The following day, however, the Senate recommitted the report and added Henry Tazewell and John Henry to the committee. The subsequent report of 20 May differed substantially from the first one. While there is no evidence that TJ influenced the composition of the revised report, how to respond to the president’s address may have been discussed at the hotel where TJ and Henry resided. TJ credited Henry with objecting to the 18 May report and obtaining its recommittal, which led to “considerable alterations.” TJ also had a close relationship with Tazewell and was known to communicate with him on Senate committee business (TJ to Madison, 1 June 1797; TJ to Tazewell, 27 Jan. 1798). The changes from the 16 May report included an expanded emphasis on amicable negotiation with the French Republic, a promise to consider the measures of defence advocated by Adams but without an enthusiastic endorsement of them, and an elimination of criticisms directed expressly at the French, including the insinuation that they were attempting to alienate the American people from their government, stressing instead that the government would retain the affections of the people as long as it was administered according the principles upon which it was erected. Senate Republicans also attempted to delete the paragraph that declared that the administration had been just and impartial to foreign nations and had fairly executed regulations established for the preservation of peace. On 23 May the Senate decided, by an 11 to 15 vote, to retain the paragraph, adopted the report, and made arrangements to present it to the president (committee report of 20 May 1797 in DNA: RG 46, Senate Records, 5th Cong., 1st sess., in a clerk’s hand; Tazewell to Madison, 4 June, 1797 in Madison, Papers description begins William T. Hutchinson, Robert A. Rutland, J. C. A. Stagg, and others, eds., The Papers of James Madison, Chicago and Charlottesville, 1962– , 26 vols. Sec. of State Ser., 4 vols. description ends , xvii, 15; JS description begins Journal of the Senate of the United States, Washington, D.C., 1820–21, 5 vols. description ends , ii, 362–3).

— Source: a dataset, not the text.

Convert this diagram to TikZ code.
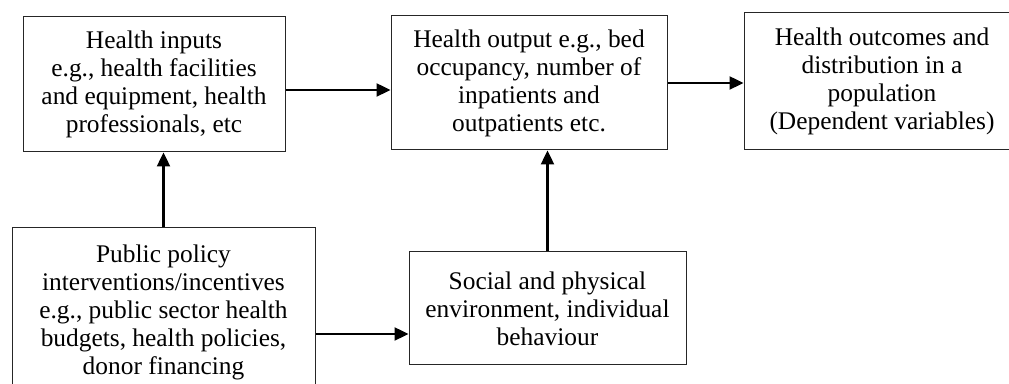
\documentclass[tikz,border=0pt]{standalone}
\usepackage{fontspec}
\setmainfont{Liberation Serif}
\usetikzlibrary{arrows.meta}
\tikzset{
  box/.style={draw=black!85, line width=0.5pt, align=center, inner sep=0pt,
    font=\fontsize{12.7}{14}\selectfont},
  arr/.style={line width=1.2pt, -{Triangle[length=7pt,width=6.5pt]}}
}
\begin{document}
\begin{tikzpicture}[x=0.5pt,y=-0.5pt]
\useasboundingbox (0,0) rectangle (1009,384);
\clip (0,0) rectangle (1009,384);
\node[box, minimum width=131pt, minimum height=67.5pt] (b1) at (154,84.5)
  {Health inputs\\e.g., health facilities\\and equipment, health\\professionals, etc};
\node[box, minimum width=138pt, minimum height=67pt] (b2) at (529,83)
  {Health output e.g., bed\\occupancy, number of\\inpatients and\\outpatients etc.};
\node[box, minimum width=138pt, minimum height=68.5pt] (b3) at (882,81.5)
  {Health outcomes and\\distribution in a\\population\\(Dependent variables)};
\node[box, minimum width=151.5pt, minimum height=84pt] (b4) at (163.5,312)
  {Public policy\\interventions/incentives\\e.g., public sector health\\budgets, health policies,\\donor financing};
\node[box, minimum width=138.5pt, minimum height=56.5pt] (b5) at (547.5,308.5)
  {Social and physical\\environment, individual\\behaviour};
\draw[arr] (b1.east |- 0,90) -- (b2.west |- 0,90);
\draw[arr] (b2.east) -- (b2.east -| b3.west);
\draw[arr] (b4.north) -- (b4.north |- b1.south);
\draw[arr] (b5.north) -- (b5.north |- b2.south);
\draw[arr] (b4.east |- 0,334) -- (b5.west |- 0,334);
\end{tikzpicture}
\end{document}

On 24 May, TJ and the Senate went to the president’s residence and, in the manner established during Washington’s administration, TJ verbally delivered the Senate’s address. While as vice president Adams had routinely left the seat of government before Congress adjourned, only once did he fail to arrive at the opening of a session in time to deliver the Senate’s address. In contrast, this is the only instance in which TJ performed this function. Subsequently he arrived after the response had been given, allowing the president of the Senate pro tempore to carry out the duty (JS description begins Journal of the Senate of the United States, Washington, D.C., 1820–21, 5 vols. description ends , i, 22–3, 104–5, 221, 331–2, 457, II, 9, 127, 197–8, 300–302, 365, 410–11, 562, III, 7–8, 109; TJ to Mary Jefferson Eppes, 1 Jan. 1799).